– Как?
– Так, словно я – Сар-Илам или мудрец, знающий ответы на все вопросы.
Катрина смущенно опустила взгляд.
– Простите. Но вы, и действительно, кажетесь мне настоящим волшебником. Я сейчас же напишу письмо, ведь вы, наверное, очень торопитесь.
– Вовсе нет, моя добрая леди. Я собираюсь пробыть с вами еще некоторое время, чтобы вы вновь не загрустили и чтобы, напротив, обрели снова радость для жизни. Я могу рассказать вам множество новостей и самых разных историй со всех концов света, если только вы пожелаете услышать их. Я вижу, что вы любите читать, но книги – это еще не все, и далеко не все вмещается в них, и далеко не обо всем их авторы знают. Они не знают множества самых странных и удивительных вещей, что посчастливилось пережить мне на собственном опыте, как не знают и тех уютных и безнадежно затерянных в нашем мире уголков, где почти не ступала нога человеческая, разве что очень крепкая гномья или отважная и тонкая эльфийская, а, может быть, и одна только мохнатая орочья.
Так, усевшись на полу возле Катрины, начал говорить Друид. Красноватые и ровные отблески сходили по башне мягкой и прощальной поступью. Низкое и усталое солнце клонило свою голову к горизонту. На мир опускался покой. Вечерние запахи и звуки разливались волной бескрайнего и счастливого предчувствия. Предчувствия чего-то наступавшего и наступившего, близкого и далекого, неожиданного и знакомого, обещанного еще в самом вначале – и каждый раз обещавшего вновь. Раздвинув ненужные и мешавшие шторы, девушка любовалась закатом, окунаясь в это бесконечно знакомое, каждый раз возвышавшее и освобождавшее чувство, и одновременно слушала своего гостя и спасителя, полностью зачарованная рассказом.
И, чем больше Катрина слушала, тем все больше казалось ей, что она знает Аэриса уже очень и очень давно, что может полностью довериться и раскрыться ему абсолютно во всем, хотя и сама удивлялась и не понимала, откуда это доверие взялось. В облике этого еще совсем молодого и даже юного, но будто бы умудренного опытом множества прожитых жизней человека девушка ощущала необычайное и умиротворяющее спокойствие, какую-то необоримую внутреннюю силу, легкую и светлую уверенность и готовность ко всему, но главное – предельно искренние внимательность и заботу, почти братскую и лучащуюся нежность по отношению к ней самой, каких Катрина прежде не знала и не встречала даже у тех, кто, кажется, любил ее и сочувствовал ей всей душой.

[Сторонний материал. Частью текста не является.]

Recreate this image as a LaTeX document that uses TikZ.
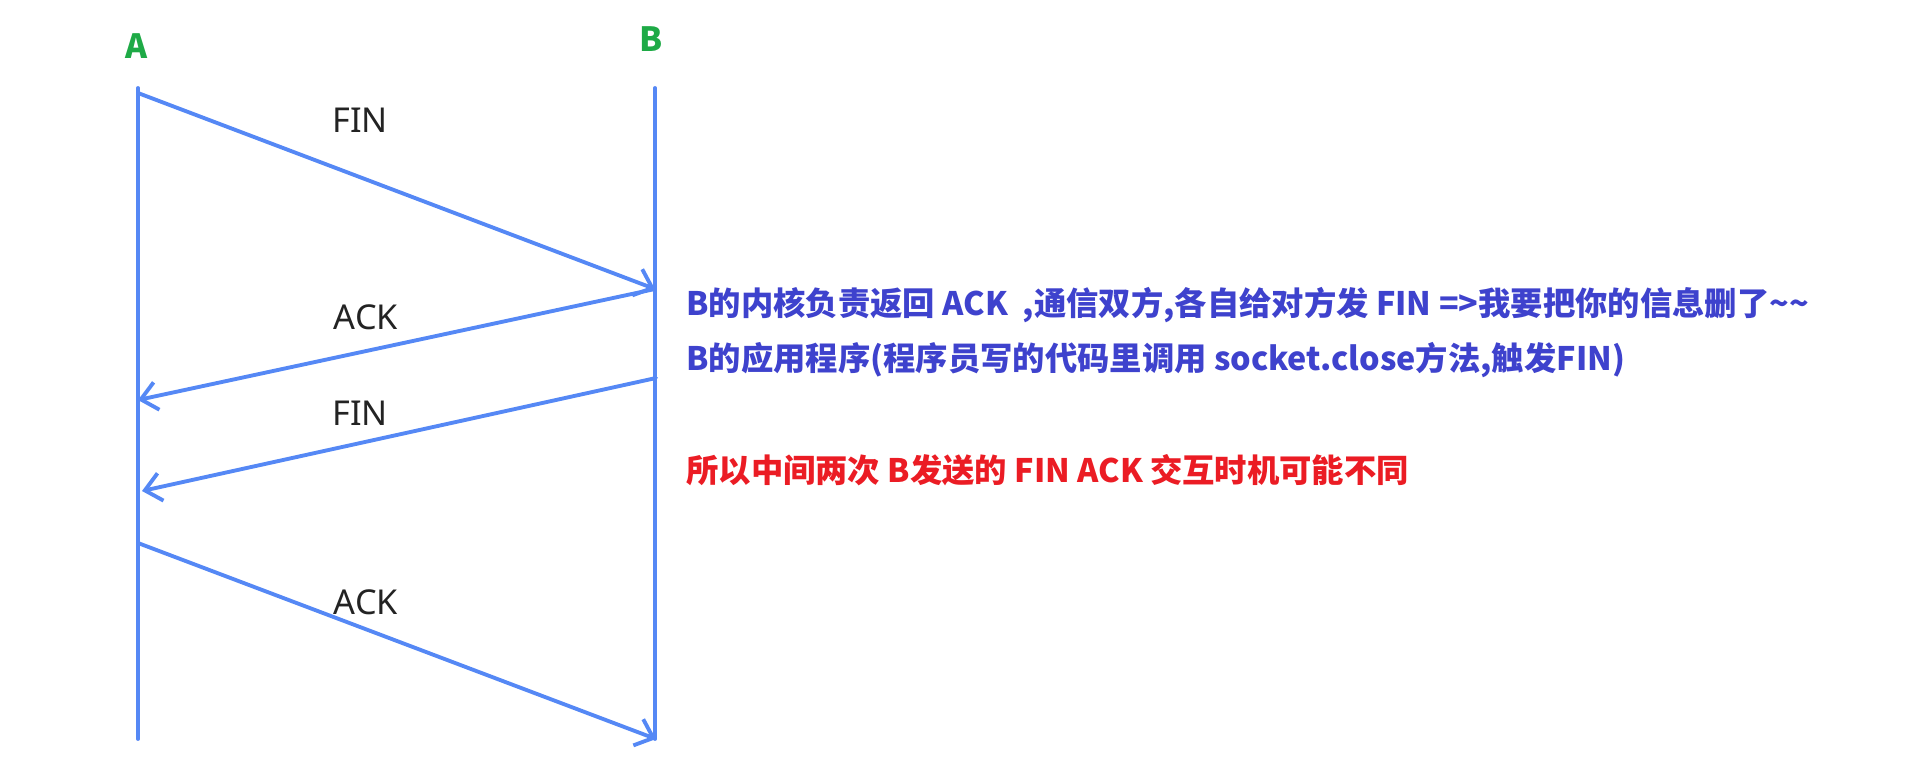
\documentclass[tikz,border=0pt]{standalone}
\usepackage{fontspec}
\setmainfont{Noto Sans}
\newfontfamily\cjk{Noto Sans CJK SC}
\usetikzlibrary{arrows.meta}

\definecolor{lineblue}{RGB}{85,136,245}
\definecolor{noteblue}{RGB}{62,66,205}
\definecolor{notered}{RGB}{235,28,36}
\definecolor{peergreen}{RGB}{30,170,70}
\definecolor{msggray}{RGB}{35,35,35}

\begin{document}
\begin{tikzpicture}[x=0.02cm, y=-0.02cm,
	life/.style={line width=2.2pt, lineblue, line cap=round},
	msg/.style={line width=2.2pt, lineblue, line cap=round,
		-{Straight Barb[length=3.2mm, width=5.6mm, line width=2.2pt]}},
	peer/.style={font=\cjk\fontsize{19}{22}\selectfont\bfseries, text=peergreen},
	msglabel/.style={font=\fontsize{19.5}{22}\selectfont, text=msggray},
	note/.style={anchor=west, inner sep=0pt, font=\cjk\fontsize{18.4}{21}\selectfont\bfseries}]

		\useasboundingbox (0,0) rectangle (1914,772);

		% the two ends
		\node [peer] (A) at (137,46) {A};
		\node [peer] (B) at (651,39) {B};

		\coordinate (atop) at (138,88);
		\coordinate (abot) at (138,739);
		\coordinate (btop) at (655,88);
		\coordinate (bbot) at (655,739);

		\draw [life] (atop) -- (abot);
		\draw [life] (btop) -- (bbot);

		% message ends
		\coordinate (a1) at (138,93);
		\coordinate (b1) at (655,289);
		\coordinate (a2) at (138,400);
		\coordinate (b2) at (656,378);
		\coordinate (a3) at (142,491);
		\coordinate (a4) at (138,543);
		\coordinate (b4) at (656,739);

		\draw [msg] (a1) -- (b1);
		\draw [msg] (b1) -- (a2);
		\draw [msg] (b2) -- (a3);
		\draw [msg] (a4) -- (b4);

		\node [msglabel] (fin1) at (360,120) {FIN};
		\node [msglabel] (ack1) at (366,317) {ACK};
		\node [msglabel] (fin2) at (360,413) {FIN};
		\node [msglabel] (ack2) at (366,602) {ACK};

		% notes on the right
		\node [note, text=noteblue] (kernel) at (686,305) {B的内核负责返回 ACK\ \ ,通信双方,各自给对方发 FIN =>我要把你的信息删了\textasciitilde\textasciitilde};
		\node [note, text=noteblue] (app) at (686,360) {B的应用程序(程序员写的代码里调用 socket.close方法,触发FIN)};
		\node [note, text=notered] (timing) at (686,470) {所以中间两次 B发送的 FIN ACK 交互时机可能不同};

\end{tikzpicture}
\end{document}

С еще большим удивлением слушала она истории Друида. Среди них была, между прочим, и такая, где он точно так же влезал в окно к одной очень богатой и знатной девушке и невесте, с тем чтобы «заранее с ней о чем-то и хорошенько договориться». Рассказывал он это до того весело и живо, что его слушательница просто не могла удержаться от смеха, к собственному своему ужасу выслушав с таким же лицом и новость о планируемом побеге сэра Лоуренса, в подробности которого Аэрис так же не пожелал вдаваться, оправдываясь тем, что не стоит праздновать победу, пока в реальности она еще не достигнута, – в чем лично он, правда, нисколько уже не сомневается, так что и вскоре после освобождения Катрины она сумеет повидаться и побеседовать с дядей, который ничуть не больше, чем она, заслуживает тюремных страданий.
Девушка просто не верила собственным ушам, как поражалась и тому, что так естественно и с таким увлечением слушает все эти ребячливые и немыслимые заявления, в достоверности и реализуемости которых нельзя было при этом усомниться. Даже сама башня и все обстоятельства проникновения в нее Друида, как и обстоятельства заточения Катрины, и все ее прошлое, все страдания и надежды, все недавние новости и откровения, – все представлялось ей теперь в равной степени далеким и нереальным, даже само это место и время, которое словно остановилось или тянулось бесконечно и нескончаемо долго, приближая и час расставания, и возможное освобождение, и новое в свете всего этого существование пленницы, еще недавно предававшейся отчаянию.